NOAA Fisheries’ Northwest Fisheries Science Center states on its website1: “Similar to 2015, many of the ocean ecosystem indicators suggest 2016 to be another poor year for juvenile salmon survival, the second consecutive year of poor ocean conditions. The PDO2 was strongly positive (warm) throughout 2016, coinciding with the continuing of the anomalously warm ocean conditions in the NE Pacific initiated by the “The Blob” that began in the fall of 2013. Strong El Niño conditions at the equator also persisted throughout 2015 until May of 2016. Sea surface and upper 20 m water temperatures off Newport Oregon remained warmer than usual (+2°C) throughout most of 2016 continuing two consecutive years of anomalously warm ocean conditions.” See Figures below and at end for more details from NMFS presentation.
Mother Nature has once again dealt California salmon a deadly set of circumstances. There is not much that can be done at this point, because much of this bad hand has already been played during the 2012-2016 drought and the bad ocean conditions in 2015 and 2016. Reduction of the 2017 sport and commercial fisheries has been prescribed again to save the patient. Cutting salmon harvest is like applying a tourniquet to an amputation, yet it is necessary. Have we not learned to better prepare for such circumstances?

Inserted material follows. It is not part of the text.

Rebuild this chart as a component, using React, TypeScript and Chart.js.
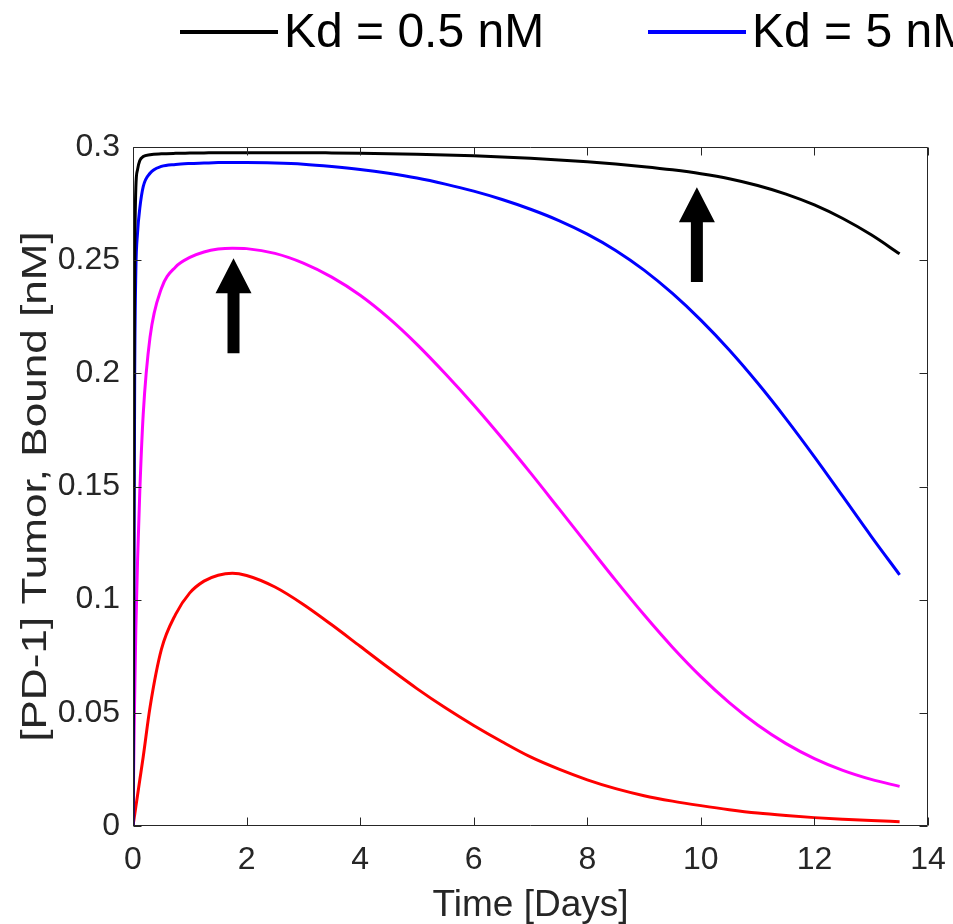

Once again, the blame for poor resource management is being shifted to poor ocean conditions. Evidence clearly indicates that poor inland river, Delta, and Bay conditions were also a major factor in the poor survival of salmon during the recent drought. Furthermore, evidence indicates that the fall-run hatchery salmon populations that make up most of the commercial and sport fishing catch were sustained through the drought by the transport of hatchery smolts to the Bay avoiding the poor river and Bay-Delta conditions. There was very poor survival of smolts released near upriver hatcheries during the drought compared to smolts trucked to the Delta or the Bay. This is strong evidence that the rivers and Delta are the key factors in Central Valley salmon viability.3
The same circumstances occurred in the 2004-2008 period, leading to the 2008 “salmon crash”. First came a sequence of drier years, 2001-2005; two bad ocean years, 2004 and 2005; then a flood year 2006; followed by drought years 2007 and 2008. The salmon populations did recover with better runs in 2012 and 2013 because of normal-wet river conditions in 2010-2012 and good ocean condition in 2010-2013, but the runs have since declined sharply, beginning in 2014 and culminating in the expected 2017 crash. So far, the 2017 fishery is better than expected because of the expanded hatchery transport efforts in 2014. The prognosis is not as good for the wild salmon that were not trucked to the Bay.
Declining runs in the drought years 2014 and 2015, poor young production from 2013-2015, and the poor run of two-year-old (jacks) from brood-year 2014 in 2016 are indicators of a population crash. The brood-year 2014 jacks were the consequence of cumulative bad conditions: (1) in their spawning run (summer-fall 2014), (2) during incubation and first year rearing-emigration (winter-spring 2015), (3) during their first two summers in the ocean (2015-2016), and (4) poor conditions during their run from the ocean in summer-fall 2016 from the drought hangover. Three-year-olds from the 2014 brood year are also expected to return in poor numbers in 2017, because of droughts during their parents’ spawn, poor river rearing conditions (2015), and then poor ocean conditions in 2015 and 2016.
The prognosis for brood-years 2015-2017 (2018-2020 runs) is not good for some of the same reasons, especially the expected poor numbers of spawners. These runs will carry hangovers from poor river and ocean conditions in 2015 and 2016.
One thing is lessening the overall effect on fisheries: trucking hatchery smolts to the Bay. While that is not helping the wild salmon populations in the Central Valley, or those hatchery populations not included in the trucking program, it is helping.
What can be done to improve all the salmon populations in the Central Valley?
- Reduce harvest of adults in ocean and rivers (being implemented).
- Increase hatchery production (take more eggs and rear more smolts).
- Diversify hatchery smolt production by rearing some fry in natural floodplain habitats.
- Increase hatchery smolt survival by trucking and barging to the Bay and pen acclimating in the Bay.
- Improve migration and pre-spawn holding conditions for wild and hatchery adult spawners by maintaining spring-fall migration conditions (flow and water temperatures) in lower rivers and spawning reaches.
- Maintain adequate water levels and water temperatures to sustain eggs and embryos until hatching and emergence.
- Provide optimum flows and water temperatures in rearing areas for growth and survival (minimize predation).
- Provide flow pulses to attract spawners to spawning rivers below major rim dams.
- Provide winter and spring flow pulses to stimulate juvenile emigration and to provide floodplain rearing opportunities.
- Limit South Delta exports during late fall to spring peak emigration periods.
With so many factors potentially affecting salmon survival and production, it is hard to say which of these prescriptions will be most effective. We should focus on doing them all, at least in this plentiful water year (2017).